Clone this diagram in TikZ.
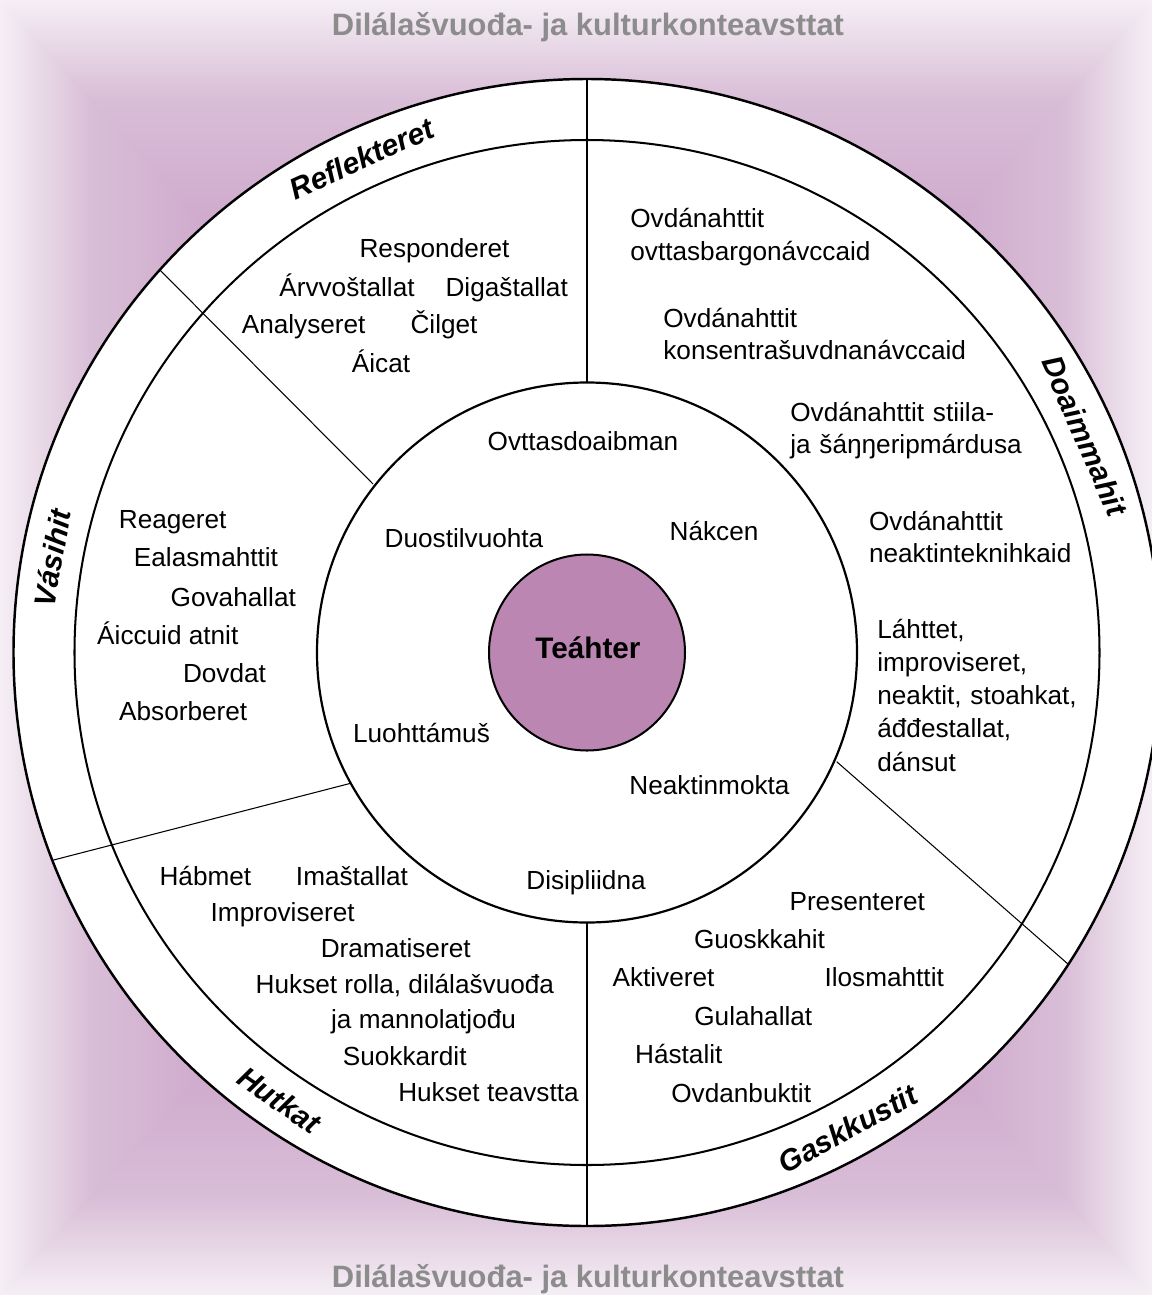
\documentclass[tikz,border=0pt]{standalone}
\usepackage{fontspec}
\setmainfont{Liberation Sans}
\usetikzlibrary{positioning,calc}

\definecolor{bgpurple}{RGB}{206,168,203}
\definecolor{bgmid}{RGB}{217,190,215}
\definecolor{bgedge}{RGB}{245,239,245}
\definecolor{centrefill}{RGB}{188,134,179}
\definecolor{titlegray}{RGB}{140,140,140}

% the path box covers 25bp--75bp of each shading
\pgfdeclareverticalshading{bgtop}{100bp}{color(0bp)=(bgpurple); color(57bp)=(bgpurple); color(67.5bp)=(bgmid); color(75bp)=(bgedge); color(100bp)=(bgedge)}
\pgfdeclareverticalshading{bgbottom}{100bp}{color(0bp)=(bgedge); color(25bp)=(bgedge); color(32.5bp)=(bgmid); color(43bp)=(bgpurple); color(100bp)=(bgpurple)}
\pgfdeclarehorizontalshading{bgleft}{100bp}{color(0bp)=(bgedge); color(25bp)=(bgedge); color(32.5bp)=(bgmid); color(43bp)=(bgpurple); color(100bp)=(bgpurple)}
\pgfdeclarehorizontalshading{bgright}{100bp}{color(0bp)=(bgpurple); color(57bp)=(bgpurple); color(67.5bp)=(bgmid); color(75bp)=(bgedge); color(100bp)=(bgedge)}

\tikzstyle{word} = [inner sep=0pt, anchor=base, %
   font=\fontsize{14.9}{18.6}\selectfont]
\tikzstyle{block} = [inner sep=0pt, anchor=base west, text width=7cm, %
   align=left, font=\fontsize{14.9}{18.6}\selectfont]
\tikzstyle{sector} = [inner sep=0pt, font=\fontsize{17}{20}\selectfont\bfseries\itshape]
\tikzstyle{title} = [inner sep=0pt, anchor=base, text=titlegray, %
   font=\fontsize{17.6}{21}\selectfont\bfseries]
\tikzstyle{divider} = [draw, line width=0.6pt]

\begin{document}
\begin{tikzpicture}[x=0.02cm, y=-0.02cm]
   \useasboundingbox (0,0) rectangle (1152,1295);
   \coordinate (centre) at (587,652.5);

   % BACKGROUND %%%%%%%%%%%%%%%%%%%%%%%%%%%%%%%%%%%%%%%%%%%%%%%%%%%%%%
   \shade[shading=bgleft] (0,0) -- (0,1295) -- (605,652.5) -- cycle;
   \shade[shading=bgright] (1152,0) -- (1152,1295) -- (569,652.5) -- cycle;
   \shade[shading=bgtop] (0,0) -- (1152,0) -- (centre) -- cycle;
   \shade[shading=bgbottom] (0,1295) -- (1152,1295) -- (centre) -- cycle;

   % WHEEL %%%%%%%%%%%%%%%%%%%%%%%%%%%%%%%%%%%%%%%%%%%%%%%%%%%%%%%%%%%
   \path[fill=white] (centre) circle (573.5);

   \coordinate (topin) at (587,382.5);
   \coordinate (topout) at (587,79);
   \coordinate (botin) at (587,922.5);
   \coordinate (botout) at (587,1226);
   \coordinate (ulin) at (373,484);
   \coordinate (ulout) at (159.6,269.7);
   \coordinate (llin) at (350.6,783.3);
   \coordinate (llout) at (53.6,860);
   \coordinate (lrin) at (836.7,761.7);
   \coordinate (lrout) at (1068.3,964.3);

   % Draw edges
   \path[divider] (topin) -- (topout);
   \path[divider] (botin) -- (botout);
   \path[divider] (ulin) -- (ulout);
   \path[divider] (llin) -- (llout);
   \path[divider] (lrin) -- (lrout);

   \draw[line width=1.4pt] (centre) circle (573.5);
   \draw[line width=1.15pt] (centre) circle (512.5);
   \draw[line width=1.25pt] (centre) circle (270);
   \draw[line width=1.15pt, fill=centrefill] (centre) circle (98);

   % Place nodes
   \node[title] (toptitle) at (588,35) {Dilálašvuođa- ja kulturkonteavsttat};
   \node[title] (bottitle) at (588,1287) {Dilálašvuođa- ja kulturkonteavsttat};

   \node[sector, rotate=24.5] (reflekteret) at (361.8,158.4) {Reflekteret};
   \node[sector, rotate=80] (vasihit) at (52.2,558.2) {Vásihit};
   \node[sector, rotate=-66.5] (doaimmahit) at (1084.9,436) {Doaimmahit};
   \node[sector, rotate=-34.5] (hutkat) at (279.4,1100) {Hutkat};
   \node[sector, rotate=28.7] (gaskkustit) at (847.7,1128.8) {Gaskkustit};

   % centre %%%%%%%%%%%%%%%%%%%%%%%%%%%%%%%%%%%%%%%%%%%%%%%%%%%%%%%%%%
   \node[word, font=\fontsize{16.9}{20}\selectfont\bfseries] (teahter) at (588,658) {Teáhter};
   \node[word] (ovttas) at (583,450) {Ovttasdoaibman};
   \node[word] (duostil) at (464,547.7) {Duostilvuohta};
   \node[word] (nakcen) at (714,540.7) {Nákcen};
   \node[word] (luohtt) at (421.5,742) {Luohttámuš};
   \node[word] (neaktinm) at (709.5,794) {Neaktinmokta};
   \node[word] (disipl) at (586,889) {Disipliidna};

   % Reflekteret %%%%%%%%%%%%%%%%%%%%%%%%%%%%%%%%%%%%%%%%%%%%%%%%%%%%%
   \node[word] (respond) at (434.5,257) {Responderet};
   \node[word] (arvvo) at (347,296) {Árvvoštallat};
   \node[word] (digas) at (506.7,296) {Digaštallat};
   \node[word] (analys) at (303.7,333.5) {Analyseret};
   \node[word] (cilget) at (444,333.5) {Čilget};
   \node[word] (aicat) at (381,372.5) {Áicat};

   % Doaimmahit %%%%%%%%%%%%%%%%%%%%%%%%%%%%%%%%%%%%%%%%%%%%%%%%%%%%%%
   \node[block] (ovdovttas) at (630,227.7) {Ovdánahttit\\ovttasbargonávccaid};
   \node[block] (ovdkons) at (663,327) {Ovdánahttit\\konsentrašuvdnanávccaid};
   \node[block] (ovdstiila) at (790,421) {Ovdánahttit stiila-\\ja šáŋŋeripmárdusa};
   \node[block] (ovdneakt) at (868.7,530) {Ovdánahttit\\neaktinteknihkaid};
   \node[block, font=\fontsize{14.9}{18.9}\selectfont] (lahttet) at (877,638.3)
      {Láhttet,\\improviseret,\\neaktit, stoahkat,\\áđđestallat,\\dánsut};

   % Vasihit %%%%%%%%%%%%%%%%%%%%%%%%%%%%%%%%%%%%%%%%%%%%%%%%%%%%%%%%%
   \node[word] (reager) at (172.7,528.3) {Reageret};
   \node[word] (ealasm) at (206,566.7) {Ealasmahttit};
   \node[word] (govah) at (233.3,606) {Govahallat};
   \node[word] (aiccuid) at (167.8,644) {Áiccuid atnit};
   \node[word] (dovdat) at (224.5,682.7) {Dovdat};
   \node[word] (absorb) at (183.2,720.7) {Absorberet};

   % Hutkat %%%%%%%%%%%%%%%%%%%%%%%%%%%%%%%%%%%%%%%%%%%%%%%%%%%%%%%%%%
   \node[word] (habmet) at (205.4,885) {Hábmet};
   \node[word] (imast) at (352,885) {Imaštallat};
   \node[word] (improv) at (282.7,921.7) {Improviseret};
   \node[word] (dramat) at (395.7,957.3) {Dramatiseret};
   \node[word] (rolla) at (404.9,993.3) {Hukset rolla, dilálašvuođa};
   \node[word] (mannol) at (423.6,1028.3) {ja mannolatjođu};
   \node[word] (suokk) at (404.7,1065) {Suokkardit};
   \node[word] (teavstta) at (488.5,1101.7) {Hukset teavstta};

   % Gaskkustit %%%%%%%%%%%%%%%%%%%%%%%%%%%%%%%%%%%%%%%%%%%%%%%%%%%%%%
   \node[word] (present) at (857.2,910) {Presenteret};
   \node[word] (guoskk) at (759.5,948.3) {Guoskkahit};
   \node[word] (aktiv) at (663.5,986.7) {Aktiveret};
   \node[word] (ilosm) at (884.2,986.7) {Ilosmahttit};
   \node[word] (gulah) at (753.3,1025) {Gulahallat};
   \node[word] (hastal) at (678.8,1063.3) {Hástalit};
   \node[word] (ovdanb) at (741.2,1102.3) {Ovdanbuktit};
\end{tikzpicture}
\end{document}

THE EXERCISE ▸
Leave out any pictures, please, and quote only the lines from the top of the data through the line that contains "[draw, line width=0.6pt]".

RESPONSE BELOW ▸
Clone this diagram in TikZ.
\documentclass[tikz,border=0pt]{standalone}
\usepackage{fontspec}
\setmainfont{Liberation Sans}
\usetikzlibrary{positioning,calc}

\definecolor{bgpurple}{RGB}{206,168,203}
\definecolor{bgmid}{RGB}{217,190,215}
\definecolor{bgedge}{RGB}{245,239,245}
\definecolor{centrefill}{RGB}{188,134,179}
\definecolor{titlegray}{RGB}{140,140,140}

% the path box covers 25bp--75bp of each shading
\pgfdeclareverticalshading{bgtop}{100bp}{color(0bp)=(bgpurple); color(57bp)=(bgpurple); color(67.5bp)=(bgmid); color(75bp)=(bgedge); color(100bp)=(bgedge)}
\pgfdeclareverticalshading{bgbottom}{100bp}{color(0bp)=(bgedge); color(25bp)=(bgedge); color(32.5bp)=(bgmid); color(43bp)=(bgpurple); color(100bp)=(bgpurple)}
\pgfdeclarehorizontalshading{bgleft}{100bp}{color(0bp)=(bgedge); color(25bp)=(bgedge); color(32.5bp)=(bgmid); color(43bp)=(bgpurple); color(100bp)=(bgpurple)}
\pgfdeclarehorizontalshading{bgright}{100bp}{color(0bp)=(bgpurple); color(57bp)=(bgpurple); color(67.5bp)=(bgmid); color(75bp)=(bgedge); color(100bp)=(bgedge)}

\tikzstyle{word} = [inner sep=0pt, anchor=base, %
   font=\fontsize{14.9}{18.6}\selectfont]
\tikzstyle{block} = [inner sep=0pt, anchor=base west, text width=7cm, %
   align=left, font=\fontsize{14.9}{18.6}\selectfont]
\tikzstyle{sector} = [inner sep=0pt, font=\fontsize{17}{20}\selectfont\bfseries\itshape]
\tikzstyle{title} = [inner sep=0pt, anchor=base, text=titlegray, %
   font=\fontsize{17.6}{21}\selectfont\bfseries]
\tikzstyle{divider} = [draw, line width=0.6pt]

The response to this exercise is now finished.